87.5% refundable rates, surfaced as the default option. If your plans might change, Booking.com makes it easy to book refundable without hunting for the option, and the Genius discount still applies on refundable rates.
Boutique & Independent Hotels.
28M+ listings, including 6.6M alternative stays. The smaller and more independent the property, the more likely Booking.com has it — and at a competitive rate.
Casual Travelers Hitting Genius.
Level 1 unlocks after just 2 stays in 2 years. Most people who travel more than once a year clear this bar without trying, and the discount applies automatically with no redemption step.
Major Chain Properties.
Direct beat Booking.com on 6 of 6 chain bookings where it won. Marriott, Hilton, and IHG properties running a member-rate promotion can undercut Booking.com — and you'll earn loyalty points the OTA booking wouldn't.

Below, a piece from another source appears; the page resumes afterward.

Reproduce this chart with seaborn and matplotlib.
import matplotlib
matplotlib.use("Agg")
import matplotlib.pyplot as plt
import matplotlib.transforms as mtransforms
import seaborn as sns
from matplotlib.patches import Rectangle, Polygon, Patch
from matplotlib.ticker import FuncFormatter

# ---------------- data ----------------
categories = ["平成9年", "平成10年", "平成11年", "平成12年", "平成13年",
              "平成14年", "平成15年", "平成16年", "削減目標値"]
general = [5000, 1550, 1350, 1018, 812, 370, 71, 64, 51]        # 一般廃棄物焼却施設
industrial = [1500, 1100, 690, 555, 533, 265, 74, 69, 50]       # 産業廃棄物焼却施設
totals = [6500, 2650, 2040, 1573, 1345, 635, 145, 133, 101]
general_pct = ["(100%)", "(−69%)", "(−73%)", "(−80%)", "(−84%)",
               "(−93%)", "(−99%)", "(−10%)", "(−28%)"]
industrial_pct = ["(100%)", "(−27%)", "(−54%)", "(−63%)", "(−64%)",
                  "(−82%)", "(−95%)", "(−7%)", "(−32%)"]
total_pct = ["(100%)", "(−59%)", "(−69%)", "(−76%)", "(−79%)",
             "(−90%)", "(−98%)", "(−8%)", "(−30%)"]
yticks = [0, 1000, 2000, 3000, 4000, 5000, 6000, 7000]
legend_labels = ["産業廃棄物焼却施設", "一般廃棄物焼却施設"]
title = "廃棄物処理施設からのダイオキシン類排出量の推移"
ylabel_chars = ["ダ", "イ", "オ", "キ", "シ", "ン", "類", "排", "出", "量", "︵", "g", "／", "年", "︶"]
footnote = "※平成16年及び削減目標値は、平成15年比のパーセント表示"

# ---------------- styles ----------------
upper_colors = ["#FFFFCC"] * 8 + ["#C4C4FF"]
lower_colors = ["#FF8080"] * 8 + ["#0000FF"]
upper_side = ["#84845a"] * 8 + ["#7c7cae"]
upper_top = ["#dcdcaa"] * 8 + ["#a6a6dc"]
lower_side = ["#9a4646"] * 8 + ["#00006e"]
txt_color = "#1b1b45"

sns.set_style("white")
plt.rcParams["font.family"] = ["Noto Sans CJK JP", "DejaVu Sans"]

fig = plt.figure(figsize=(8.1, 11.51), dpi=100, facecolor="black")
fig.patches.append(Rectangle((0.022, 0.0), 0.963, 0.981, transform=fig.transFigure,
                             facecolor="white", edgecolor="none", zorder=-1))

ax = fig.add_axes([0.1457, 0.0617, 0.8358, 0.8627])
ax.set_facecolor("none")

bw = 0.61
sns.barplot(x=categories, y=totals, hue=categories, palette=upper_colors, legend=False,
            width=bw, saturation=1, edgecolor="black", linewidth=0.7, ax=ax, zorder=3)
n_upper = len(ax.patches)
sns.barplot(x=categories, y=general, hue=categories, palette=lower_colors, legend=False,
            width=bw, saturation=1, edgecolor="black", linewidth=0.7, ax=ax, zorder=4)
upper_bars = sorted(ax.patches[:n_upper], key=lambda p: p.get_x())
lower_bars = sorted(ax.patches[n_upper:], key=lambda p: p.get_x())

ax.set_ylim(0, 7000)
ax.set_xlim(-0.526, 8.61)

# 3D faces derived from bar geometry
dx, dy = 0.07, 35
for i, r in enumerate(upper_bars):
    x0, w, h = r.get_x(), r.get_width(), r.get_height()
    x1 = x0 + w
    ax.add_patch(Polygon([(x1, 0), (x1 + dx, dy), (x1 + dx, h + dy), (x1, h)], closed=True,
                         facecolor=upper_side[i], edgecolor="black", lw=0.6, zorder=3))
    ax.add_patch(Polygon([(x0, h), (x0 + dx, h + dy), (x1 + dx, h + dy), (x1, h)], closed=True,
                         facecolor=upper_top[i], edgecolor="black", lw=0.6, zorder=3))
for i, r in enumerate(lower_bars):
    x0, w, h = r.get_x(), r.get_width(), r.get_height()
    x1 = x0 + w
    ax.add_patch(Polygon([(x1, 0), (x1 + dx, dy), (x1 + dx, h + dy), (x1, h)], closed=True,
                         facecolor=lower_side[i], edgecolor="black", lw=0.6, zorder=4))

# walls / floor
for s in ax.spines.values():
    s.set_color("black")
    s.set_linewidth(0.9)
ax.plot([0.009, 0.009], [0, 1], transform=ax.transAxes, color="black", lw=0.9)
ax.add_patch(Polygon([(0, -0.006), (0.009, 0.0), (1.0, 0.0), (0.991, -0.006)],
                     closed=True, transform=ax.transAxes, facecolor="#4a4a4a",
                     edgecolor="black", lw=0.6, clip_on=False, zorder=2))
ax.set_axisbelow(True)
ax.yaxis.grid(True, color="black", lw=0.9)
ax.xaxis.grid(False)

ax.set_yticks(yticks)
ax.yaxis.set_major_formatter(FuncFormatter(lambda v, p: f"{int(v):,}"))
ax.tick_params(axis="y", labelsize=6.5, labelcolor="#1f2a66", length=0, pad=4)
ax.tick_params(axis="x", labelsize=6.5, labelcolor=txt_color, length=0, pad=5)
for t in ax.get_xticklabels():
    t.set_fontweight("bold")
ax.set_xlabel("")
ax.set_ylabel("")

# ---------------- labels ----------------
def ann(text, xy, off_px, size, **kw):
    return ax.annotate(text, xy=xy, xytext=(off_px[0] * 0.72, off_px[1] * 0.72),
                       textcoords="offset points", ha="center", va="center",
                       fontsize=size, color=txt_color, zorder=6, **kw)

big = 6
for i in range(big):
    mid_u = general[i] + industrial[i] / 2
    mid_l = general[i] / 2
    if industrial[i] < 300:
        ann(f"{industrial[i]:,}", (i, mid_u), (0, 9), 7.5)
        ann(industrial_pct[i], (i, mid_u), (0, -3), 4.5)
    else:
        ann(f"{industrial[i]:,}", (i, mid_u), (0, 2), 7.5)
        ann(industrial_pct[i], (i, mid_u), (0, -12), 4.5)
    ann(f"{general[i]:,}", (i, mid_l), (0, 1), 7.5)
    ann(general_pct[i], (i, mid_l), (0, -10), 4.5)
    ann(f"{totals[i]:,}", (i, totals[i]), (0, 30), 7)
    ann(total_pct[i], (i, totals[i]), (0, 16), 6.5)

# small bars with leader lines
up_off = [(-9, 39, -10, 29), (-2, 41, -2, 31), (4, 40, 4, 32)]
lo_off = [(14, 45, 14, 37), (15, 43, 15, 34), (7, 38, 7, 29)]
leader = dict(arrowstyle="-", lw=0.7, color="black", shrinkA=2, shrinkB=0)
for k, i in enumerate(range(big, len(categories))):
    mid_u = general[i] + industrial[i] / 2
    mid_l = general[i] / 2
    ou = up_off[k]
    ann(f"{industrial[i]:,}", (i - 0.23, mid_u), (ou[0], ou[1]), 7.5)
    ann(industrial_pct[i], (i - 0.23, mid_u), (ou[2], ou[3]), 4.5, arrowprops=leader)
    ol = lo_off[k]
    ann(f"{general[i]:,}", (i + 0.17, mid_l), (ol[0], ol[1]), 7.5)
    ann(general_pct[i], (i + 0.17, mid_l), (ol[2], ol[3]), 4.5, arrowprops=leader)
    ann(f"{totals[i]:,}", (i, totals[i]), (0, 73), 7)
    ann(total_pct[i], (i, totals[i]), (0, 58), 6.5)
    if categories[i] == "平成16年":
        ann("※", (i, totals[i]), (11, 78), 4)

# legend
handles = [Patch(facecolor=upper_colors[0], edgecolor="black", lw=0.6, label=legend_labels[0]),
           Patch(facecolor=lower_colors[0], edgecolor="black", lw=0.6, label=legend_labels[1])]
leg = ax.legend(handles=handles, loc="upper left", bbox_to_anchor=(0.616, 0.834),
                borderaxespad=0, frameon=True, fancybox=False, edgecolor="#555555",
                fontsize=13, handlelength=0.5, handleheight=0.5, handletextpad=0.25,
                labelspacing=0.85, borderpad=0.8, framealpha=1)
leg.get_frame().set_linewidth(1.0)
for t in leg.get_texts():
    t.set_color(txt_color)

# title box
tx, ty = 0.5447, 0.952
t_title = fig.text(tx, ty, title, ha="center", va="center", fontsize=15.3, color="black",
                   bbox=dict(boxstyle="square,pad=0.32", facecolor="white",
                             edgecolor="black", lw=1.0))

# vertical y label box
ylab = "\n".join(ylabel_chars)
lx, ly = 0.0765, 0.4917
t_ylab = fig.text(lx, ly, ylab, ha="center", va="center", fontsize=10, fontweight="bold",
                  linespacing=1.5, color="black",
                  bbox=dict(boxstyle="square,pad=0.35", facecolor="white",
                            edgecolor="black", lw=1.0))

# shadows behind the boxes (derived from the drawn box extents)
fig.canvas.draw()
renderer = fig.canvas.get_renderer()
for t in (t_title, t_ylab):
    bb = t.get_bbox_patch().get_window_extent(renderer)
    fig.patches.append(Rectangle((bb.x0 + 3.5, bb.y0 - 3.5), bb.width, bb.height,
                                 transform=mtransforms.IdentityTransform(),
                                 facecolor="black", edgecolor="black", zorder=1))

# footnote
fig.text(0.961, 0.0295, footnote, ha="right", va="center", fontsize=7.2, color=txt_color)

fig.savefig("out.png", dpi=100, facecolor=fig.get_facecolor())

Anyone Who Wants Phone Support.
Chat-first support model, weaker on the phone. If you anticipate needing to talk to a human about a complex itinerary, budget more wait time than you would with a phone-first competitor.
Alternatives Worth Mentioning.
Booking.com isn't the only option, and for a few specific cases it isn't even the best one. Expedia wins on flight + hotel bundles and for high-volume travelers building One Key cash-back — we ran a full 25-room head-to-head in our Booking.com vs Expedia comparison. Agoda (also owned by Booking Holdings) consistently shows lower rates than Booking.com itself for Asian destinations. Hotels.com pulls from Expedia Group's inventory but occasionally surfaces different promotional pricing on the same property. And for confirming you're seeing the lowest available rate across all of the above, Kayak's meta-search adds a useful final check before you book.
Final Verdict.
After 40 bookings, the recommendation is straightforward: Booking.com earns its position as the default for most hotel-only bookings, with two specific exceptions worth checking first.

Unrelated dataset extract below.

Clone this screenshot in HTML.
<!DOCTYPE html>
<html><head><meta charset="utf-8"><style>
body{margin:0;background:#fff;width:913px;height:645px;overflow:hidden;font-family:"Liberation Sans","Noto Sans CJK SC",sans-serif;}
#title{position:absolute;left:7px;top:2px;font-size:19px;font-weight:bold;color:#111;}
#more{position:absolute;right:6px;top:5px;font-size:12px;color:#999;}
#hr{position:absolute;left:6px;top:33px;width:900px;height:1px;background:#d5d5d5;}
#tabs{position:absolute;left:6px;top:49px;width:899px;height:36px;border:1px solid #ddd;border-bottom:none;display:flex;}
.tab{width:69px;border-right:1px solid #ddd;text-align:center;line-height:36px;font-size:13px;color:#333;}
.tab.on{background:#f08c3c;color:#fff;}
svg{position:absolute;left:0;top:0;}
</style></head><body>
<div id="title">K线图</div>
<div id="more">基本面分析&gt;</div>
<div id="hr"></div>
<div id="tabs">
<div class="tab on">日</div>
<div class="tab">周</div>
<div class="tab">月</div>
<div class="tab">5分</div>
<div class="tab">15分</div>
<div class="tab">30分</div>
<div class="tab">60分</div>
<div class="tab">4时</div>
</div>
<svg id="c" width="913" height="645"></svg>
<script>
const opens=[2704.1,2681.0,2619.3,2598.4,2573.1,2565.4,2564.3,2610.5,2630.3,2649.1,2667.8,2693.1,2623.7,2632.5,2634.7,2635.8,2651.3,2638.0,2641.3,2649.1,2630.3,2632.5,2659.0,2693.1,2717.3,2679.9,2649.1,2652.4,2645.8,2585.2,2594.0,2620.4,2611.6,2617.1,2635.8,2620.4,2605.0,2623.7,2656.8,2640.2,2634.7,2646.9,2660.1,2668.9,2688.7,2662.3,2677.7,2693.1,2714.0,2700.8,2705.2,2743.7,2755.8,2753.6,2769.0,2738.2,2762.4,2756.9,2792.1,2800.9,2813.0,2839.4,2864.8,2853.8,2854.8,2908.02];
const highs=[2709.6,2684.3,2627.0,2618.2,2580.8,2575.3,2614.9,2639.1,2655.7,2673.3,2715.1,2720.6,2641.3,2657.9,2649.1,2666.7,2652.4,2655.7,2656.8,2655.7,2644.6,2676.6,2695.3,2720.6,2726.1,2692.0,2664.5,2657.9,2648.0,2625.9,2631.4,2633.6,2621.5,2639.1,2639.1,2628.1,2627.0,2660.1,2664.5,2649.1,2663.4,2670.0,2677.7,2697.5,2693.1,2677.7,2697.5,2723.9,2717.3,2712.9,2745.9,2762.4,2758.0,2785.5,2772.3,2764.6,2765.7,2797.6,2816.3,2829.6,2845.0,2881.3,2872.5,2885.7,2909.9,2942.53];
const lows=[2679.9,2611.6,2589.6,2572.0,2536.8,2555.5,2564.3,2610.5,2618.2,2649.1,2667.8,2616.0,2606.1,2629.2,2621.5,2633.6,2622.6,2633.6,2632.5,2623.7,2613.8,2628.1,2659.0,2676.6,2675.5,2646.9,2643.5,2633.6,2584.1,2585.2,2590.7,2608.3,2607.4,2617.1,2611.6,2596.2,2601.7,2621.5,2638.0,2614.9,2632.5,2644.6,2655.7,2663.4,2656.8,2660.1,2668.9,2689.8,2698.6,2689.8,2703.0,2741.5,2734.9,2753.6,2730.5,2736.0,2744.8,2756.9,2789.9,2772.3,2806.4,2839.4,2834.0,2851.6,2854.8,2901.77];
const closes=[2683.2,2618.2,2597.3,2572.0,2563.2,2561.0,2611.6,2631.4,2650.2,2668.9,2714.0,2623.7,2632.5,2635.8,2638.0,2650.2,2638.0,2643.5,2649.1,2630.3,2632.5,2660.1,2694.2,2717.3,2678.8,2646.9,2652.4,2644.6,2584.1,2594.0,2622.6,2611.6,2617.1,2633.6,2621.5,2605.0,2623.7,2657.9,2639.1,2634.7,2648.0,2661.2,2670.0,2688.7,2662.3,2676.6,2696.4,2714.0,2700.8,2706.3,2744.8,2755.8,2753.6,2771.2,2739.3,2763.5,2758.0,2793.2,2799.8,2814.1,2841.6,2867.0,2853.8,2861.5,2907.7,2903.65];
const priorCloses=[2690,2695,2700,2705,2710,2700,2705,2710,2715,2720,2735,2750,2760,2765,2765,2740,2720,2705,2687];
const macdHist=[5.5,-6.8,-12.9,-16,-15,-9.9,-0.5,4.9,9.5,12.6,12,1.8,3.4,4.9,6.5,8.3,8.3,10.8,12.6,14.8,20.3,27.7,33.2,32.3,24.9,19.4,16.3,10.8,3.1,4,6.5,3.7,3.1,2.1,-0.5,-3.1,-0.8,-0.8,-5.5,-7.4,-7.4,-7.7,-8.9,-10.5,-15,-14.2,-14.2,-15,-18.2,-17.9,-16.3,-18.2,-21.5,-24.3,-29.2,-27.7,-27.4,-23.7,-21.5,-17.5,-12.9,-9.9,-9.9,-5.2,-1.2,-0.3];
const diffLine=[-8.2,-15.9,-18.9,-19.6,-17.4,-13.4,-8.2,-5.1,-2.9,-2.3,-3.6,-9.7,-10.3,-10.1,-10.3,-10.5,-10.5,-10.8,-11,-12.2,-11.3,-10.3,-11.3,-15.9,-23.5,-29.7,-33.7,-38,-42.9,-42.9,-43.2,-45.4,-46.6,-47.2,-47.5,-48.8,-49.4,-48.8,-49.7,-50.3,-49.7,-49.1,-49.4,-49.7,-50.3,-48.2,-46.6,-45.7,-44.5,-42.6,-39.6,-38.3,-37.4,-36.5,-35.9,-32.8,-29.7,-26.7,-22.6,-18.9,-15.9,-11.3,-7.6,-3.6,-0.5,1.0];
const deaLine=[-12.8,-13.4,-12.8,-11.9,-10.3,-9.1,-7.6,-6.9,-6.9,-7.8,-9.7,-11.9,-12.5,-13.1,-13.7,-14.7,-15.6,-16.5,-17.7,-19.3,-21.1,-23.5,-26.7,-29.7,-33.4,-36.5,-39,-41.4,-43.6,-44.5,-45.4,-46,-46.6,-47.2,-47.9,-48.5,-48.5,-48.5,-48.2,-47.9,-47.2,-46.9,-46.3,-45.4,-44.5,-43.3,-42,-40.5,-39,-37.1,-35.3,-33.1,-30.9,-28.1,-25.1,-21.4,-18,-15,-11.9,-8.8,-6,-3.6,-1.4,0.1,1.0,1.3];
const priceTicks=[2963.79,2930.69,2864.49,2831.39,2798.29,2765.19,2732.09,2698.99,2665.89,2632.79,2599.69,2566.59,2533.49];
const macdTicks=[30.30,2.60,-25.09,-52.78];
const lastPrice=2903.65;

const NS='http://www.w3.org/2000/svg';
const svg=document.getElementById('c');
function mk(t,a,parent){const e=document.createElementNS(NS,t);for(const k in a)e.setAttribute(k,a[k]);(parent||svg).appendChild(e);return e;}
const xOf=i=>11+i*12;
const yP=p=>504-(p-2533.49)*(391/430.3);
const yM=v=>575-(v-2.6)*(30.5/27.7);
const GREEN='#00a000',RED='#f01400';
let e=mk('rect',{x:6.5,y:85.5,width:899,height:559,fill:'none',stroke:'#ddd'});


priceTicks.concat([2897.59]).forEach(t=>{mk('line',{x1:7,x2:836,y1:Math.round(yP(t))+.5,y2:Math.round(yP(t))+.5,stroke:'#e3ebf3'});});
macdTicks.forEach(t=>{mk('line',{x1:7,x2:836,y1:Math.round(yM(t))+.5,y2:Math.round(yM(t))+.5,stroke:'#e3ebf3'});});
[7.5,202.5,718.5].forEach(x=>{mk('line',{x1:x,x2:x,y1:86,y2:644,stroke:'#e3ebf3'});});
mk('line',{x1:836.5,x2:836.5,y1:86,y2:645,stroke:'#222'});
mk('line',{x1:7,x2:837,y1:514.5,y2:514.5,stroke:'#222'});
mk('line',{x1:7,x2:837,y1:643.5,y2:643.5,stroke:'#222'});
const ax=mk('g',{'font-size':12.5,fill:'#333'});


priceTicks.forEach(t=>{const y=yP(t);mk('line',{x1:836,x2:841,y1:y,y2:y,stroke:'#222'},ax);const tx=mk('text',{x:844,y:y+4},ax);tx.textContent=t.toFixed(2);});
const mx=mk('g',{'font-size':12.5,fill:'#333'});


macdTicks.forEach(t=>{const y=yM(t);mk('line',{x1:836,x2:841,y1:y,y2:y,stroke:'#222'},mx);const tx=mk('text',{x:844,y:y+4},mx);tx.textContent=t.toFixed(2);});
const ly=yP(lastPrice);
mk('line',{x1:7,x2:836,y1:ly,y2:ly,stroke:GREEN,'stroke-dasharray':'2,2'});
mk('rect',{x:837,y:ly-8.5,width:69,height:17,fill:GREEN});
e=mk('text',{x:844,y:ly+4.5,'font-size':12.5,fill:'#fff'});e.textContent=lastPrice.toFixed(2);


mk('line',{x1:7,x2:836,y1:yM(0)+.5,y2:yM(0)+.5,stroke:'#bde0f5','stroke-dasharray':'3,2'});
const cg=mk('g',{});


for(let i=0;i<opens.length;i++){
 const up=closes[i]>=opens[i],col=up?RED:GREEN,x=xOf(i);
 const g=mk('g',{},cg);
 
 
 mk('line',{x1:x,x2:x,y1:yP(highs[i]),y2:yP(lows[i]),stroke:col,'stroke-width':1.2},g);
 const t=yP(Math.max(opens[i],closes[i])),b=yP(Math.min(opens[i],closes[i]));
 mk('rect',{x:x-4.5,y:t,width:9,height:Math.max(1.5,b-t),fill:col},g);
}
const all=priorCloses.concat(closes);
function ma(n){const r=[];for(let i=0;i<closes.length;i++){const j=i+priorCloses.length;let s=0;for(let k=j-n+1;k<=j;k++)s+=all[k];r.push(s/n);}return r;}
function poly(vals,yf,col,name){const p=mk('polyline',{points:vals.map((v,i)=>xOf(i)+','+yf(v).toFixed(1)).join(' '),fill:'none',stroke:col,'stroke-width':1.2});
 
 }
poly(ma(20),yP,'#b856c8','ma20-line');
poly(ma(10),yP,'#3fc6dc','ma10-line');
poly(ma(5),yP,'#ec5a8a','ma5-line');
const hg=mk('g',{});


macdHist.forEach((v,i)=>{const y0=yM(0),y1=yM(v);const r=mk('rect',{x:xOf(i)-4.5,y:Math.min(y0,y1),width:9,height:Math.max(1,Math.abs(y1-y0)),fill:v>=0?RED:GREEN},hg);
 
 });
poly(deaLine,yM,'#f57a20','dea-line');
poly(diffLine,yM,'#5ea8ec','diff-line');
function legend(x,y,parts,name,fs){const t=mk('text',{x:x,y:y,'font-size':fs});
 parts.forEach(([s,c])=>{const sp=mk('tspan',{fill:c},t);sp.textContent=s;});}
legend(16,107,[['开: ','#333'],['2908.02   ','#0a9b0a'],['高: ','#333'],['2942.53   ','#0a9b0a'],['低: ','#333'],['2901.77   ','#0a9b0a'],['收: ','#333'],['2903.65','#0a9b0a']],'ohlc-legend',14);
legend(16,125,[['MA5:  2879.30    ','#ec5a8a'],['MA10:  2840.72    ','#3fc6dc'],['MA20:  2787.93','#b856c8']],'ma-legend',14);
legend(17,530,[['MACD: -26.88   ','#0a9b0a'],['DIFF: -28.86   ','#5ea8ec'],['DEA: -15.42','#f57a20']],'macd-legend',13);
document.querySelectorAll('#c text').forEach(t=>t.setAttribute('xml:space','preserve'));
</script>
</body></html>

For independent hotels, international travel, and anything you might cancel, default to Booking.com. It beat the hotel's own direct rate on nearly three-quarters of our 40 test bookings, surfaced refundable rates as the default, and the Genius discount applies automatically from just 2 stays.
For major chain properties, spend 60 seconds checking the hotel's own site first. Member-rate promotions can undercut Booking.com, and you'll earn direct loyalty points the OTA booking won't give you.
The pattern held across every city and price tier we tested: Booking.com wins by default, direct only wins when the hotel is actively competing that week. Check both for anything above $200/night — it takes a minute and the gap can run $20-50/night.
The Bottom Line.
Booking.com is the strongest default for hotel-only bookings, particularly international travel and independent properties, and the Genius program delivers real, immediate value at a low bar to entry. Its weak points are narrow and predictable: major chains running a promotion, and phone support if something complex goes wrong. Both are easy to check for or work around.